Yapay Zeka ve Sanat artık birlikte anılan kavramlar ve dünyada bazı üniversitelerde kürsüsü bile bulunuyor. 4 Haziran 2021 tarihli Bir Robotun Portresi başlıklı yazımda görsel sanatlarla ilgili yapay zeka çalışmalarından bahsetmiştim. Kuşkusuz öğrenen makinalar sanatın farklı alanlarında da kullanılıyor. Yakın bir zamanda Kanada Toronto merkezli olan sivil toplum örgütü Over The Bridge, 27'ler Kulübü olarak anılan sanatçılardan dördü adına (Jimi Hendrix, Jim Morrison, Amy Winehouse ve Kurt Cobain) yapay zeka yoluyla besteledikleri şarkılardan bir albüm çıkarmışlardı. Bitirilmemiş 10. Senfoniye ait Beethoven'ın eskiz çalışmaları ile başlangıç bölümüne ait notalar da her geçen gün biraz daha ilerleme kaydeden Yapay Zeka uygulamasının kullanıldığı benzer bir çalışmanın çıkış noktası oldu.
Müzik tarihçileri, müzikologlar, besteciler ve bilgisayar mühendislerinden oluşan bir grup 2019 yılında yapay zeka ile bu bestenin tamamlanmasına yönelik bir çalışma başlattılar.
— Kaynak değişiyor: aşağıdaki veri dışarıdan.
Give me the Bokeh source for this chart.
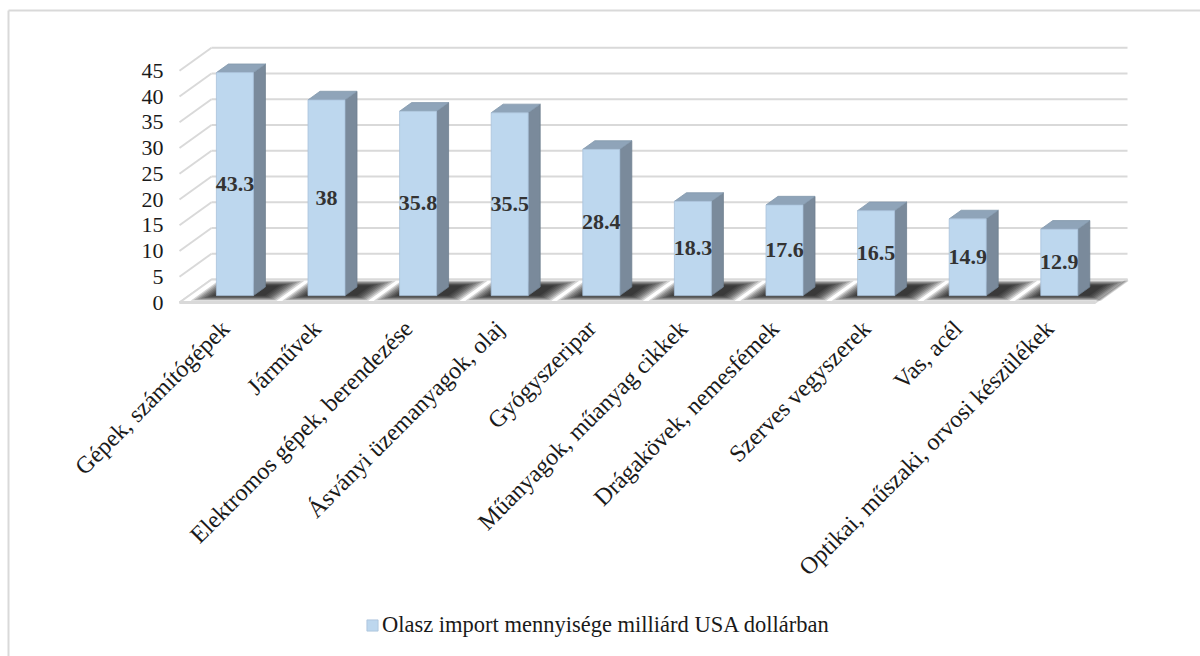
import math

from bokeh.plotting import figure
from bokeh.models import (Range1d, LinearAxis, FixedTicker, ColumnDataSource,
                          Legend, LegendItem)
from bokeh.core.properties import value
from bokeh.embed import file_html
from bokeh.resources import INLINE

# --- data -------------------------------------------------------------
categories = [
    "Gépek, számítógépek",
    "Járművek",
    "Elektromos gépek, berendezése",
    "Ásványi üzemanyagok, olaj",
    "Gyógyszeripar",
    "Műanyagok, műanyag cikkek",
    "Drágakövek, nemesfémek",
    "Szerves vegyszerek",
    "Vas, acél",
    "Optikai, műszaki, orvosi készülékek",
]
import_values = [43.3, 38, 35.8, 35.5, 28.4, 18.3, 17.6, 16.5, 14.9, 12.9]
series_name = "Olasz import mennyisége milliárd USA dollárban"
y_ticks = [0, 5, 10, 15, 20, 25, 30, 35, 40, 45]

# --- page geometry (pixels) ------------------------------------------
W, H = 1200, 656
X0, SX = 224.8, 91.6      # screen x of category 0 on the front plane, px per category
Y0, SY = 302.0, 5.15      # screen y of value 0 on the front plane, px per unit
DEPTH_PX = (32.0, -23.0)  # full depth of the 3-D box on screen


def xd(px):
    return (px - X0) / SX


def yd(py):
    return (Y0 - py) / SY


DXu = DEPTH_PX[0] / SX
DYu = -DEPTH_PX[1] / SY


def at_depth(x, v, t):
    """Front-plane point (x, v) pushed back by depth fraction t."""
    return x + t * DXu, v + t * DYu


n = len(categories)
x_lo, x_hi = -0.5, n - 0.5

SERIF = "Liberation Serif"
GRID = "#D9D9D9"
FRONT = "#BDD7EE"
SIDE = "#7A8A9B"
TOP = "#8FA4B9"

p = figure(width=W, height=H, x_range=Range1d(xd(0), xd(W)), y_range=Range1d(yd(H), yd(0)),
           x_axis_type=None, y_axis_type=None, toolbar_location=None,
           output_backend="svg", min_border=0, outline_line_color=None)
p.background_fill_color = "white"
p.border_fill_color = "white"

# outer chart border (top and left edges)
p.segment(x0=[xd(8), xd(8)], y0=[yd(10), yd(10)], x1=[xd(W + 5), xd(8)], y1=[yd(10), yd(H + 5)],
          line_color=GRID, line_width=2)

# back wall gridlines and side wall diagonals
bx0, by0 = zip(*[at_depth(x_lo, v, 1.0) for v in y_ticks])
bx1, by1 = zip(*[at_depth(x_hi, v, 1.0) for v in y_ticks])
p.segment(x0=list(bx0), y0=list(by0), x1=list(bx1), y1=list(by1), line_color=GRID, line_width=2)
p.segment(x0=[x_lo] * len(y_ticks), y0=y_ticks, x1=list(bx0), y1=list(by0),
          line_color=GRID, line_width=2)

# floor
floor_pts = [at_depth(x_lo, 0, 0), at_depth(x_hi, 0, 0), at_depth(x_hi, 0, 1), at_depth(x_lo, 0, 1)]
p.patch(x=[q[0] for q in floor_pts], y=[q[1] for q in floor_pts], fill_color="white",
        line_color=GRID, line_width=2)
p.segment(x0=[x_lo], y0=[0], x1=[x_hi], y1=[0], line_color=GRID, line_width=3)

# bar geometry
HALF = 18.5 / SX     # half width of a bar's front face
T0, TD = 0.30, 0.375  # depth of the front face, depth of the bar

# soft shadows on the floor around each bar (stacked translucent layers)
LAYERS = 8
for k in range(LAYERS):
    grow_l = (LAYERS - 1 - k) * 2.4 / SX
    grow_r = (LAYERS - 1 - k) * 2.6 / SX
    t_a, t_b = 0.08 + k * 0.03, 0.95 - k * 0.03
    xs, ys = [], []
    for i in range(n):
        left = i - HALF - 2.0 / SX - grow_l
        right = i + HALF + 12.0 / SX + grow_r
        pts = [at_depth(left, 0, t_a), at_depth(right, 0, t_a),
               at_depth(right, 0, t_b), at_depth(left, 0, t_b)]
        xs.append([q[0] for q in pts])
        ys.append([q[1] for q in pts])
    p.patches(xs=xs, ys=ys, fill_color="black", fill_alpha=0.17, line_color=None)

# bars
fx, fy = at_depth(0, 0, T0)
src = ColumnDataSource(dict(
    x=[i + fx for i in range(n)],
    bottom=[fy] * n,
    top=[v + fy for v in import_values],
    mid=[v / 2 + fy for v in import_values],
    label=[f"{v:g}" for v in import_values],
))

side_xs, side_ys, top_xs, top_ys = [], [], [], []
for i, v in enumerate(import_values):
    xl, xr = i + fx - HALF, i + fx + HALF
    b, t = fy, v + fy
    sx, sy = TD * DXu, TD * DYu
    side_xs.append([xr, xr + sx, xr + sx, xr])
    side_ys.append([b, b + sy, t + sy, t])
    top_xs.append([xl, xr, xr + sx, xl + sx])
    top_ys.append([t, t, t + sy, t + sy])

p.patches(xs=side_xs, ys=side_ys, fill_color=SIDE, line_color="#6F7F8F", line_width=0.8)
p.patches(xs=top_xs, ys=top_ys, fill_color=TOP, line_color="#8398AC", line_width=0.8)
front = p.vbar(x="x", bottom="bottom", top="top", width=2 * HALF, source=src,
               fill_color=FRONT, line_color="#A9C2DA", line_width=0.8)

p.text(x="x", y="mid", text="label", source=src, text_align="center", text_baseline="middle",
       text_font=value(SERIF), text_font_style="bold", text_font_size="22px", text_color="#333333")

# value axis on the front-left edge
yaxis = LinearAxis(fixed_location=x_lo, ticker=FixedTicker(ticks=y_ticks),
                   axis_line_color=None, major_tick_line_color=None, minor_tick_line_color=None,
                   major_tick_in=0, major_tick_out=0, major_label_standoff=16,
                   major_label_text_font=SERIF, major_label_text_font_size="22px",
                   major_label_text_color="#1A1A1A")
p.add_layout(yaxis, "left")

# category axis along the front floor edge
xaxis = LinearAxis(fixed_location=0, ticker=FixedTicker(ticks=list(range(n))),
                   major_label_overrides={i: c for i, c in enumerate(categories)},
                   axis_line_color=None, major_tick_line_color=None, minor_tick_line_color=None,
                   major_tick_in=0, major_tick_out=0, major_label_standoff=22,
                   major_label_orientation=math.pi / 4,
                   major_label_text_font=SERIF, major_label_text_font_size="24px",
                   major_label_text_color="#1A1A1A")
p.add_layout(xaxis, "below")

legend = Legend(items=[LegendItem(label=series_name, renderers=[front])],
                location=(365, 18), orientation="horizontal",
                glyph_width=14, glyph_height=14, label_standoff=3, padding=0, margin=0,
                label_text_font=SERIF, label_text_font_size="22.5px", label_text_color="#1A1A1A",
                background_fill_alpha=0, border_line_color=None)
p.add_layout(legend)

open("out.html", "w").write(file_html(p, INLINE))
Salzburg'da bulunan ve müzik teknolojileri üzerine çalışan Karajan Enstitüsünün direktörü olan Dr.Matthias Röder'in önderliğinde oluşturulan ekipte Reutgers Üniversitesi Sanat ve Yapay Zeka Laboratuvarı direktörü Ahmed Elgammal, Avusturyalı besteci Walter Werzowa, bilgisayar destekli müzik uzmanı Mark Gotham, Harvard Üniversitesinde müzikolog ve aynı zamanda ünlü bir piyanist olan Robert Levin de bulunuyor.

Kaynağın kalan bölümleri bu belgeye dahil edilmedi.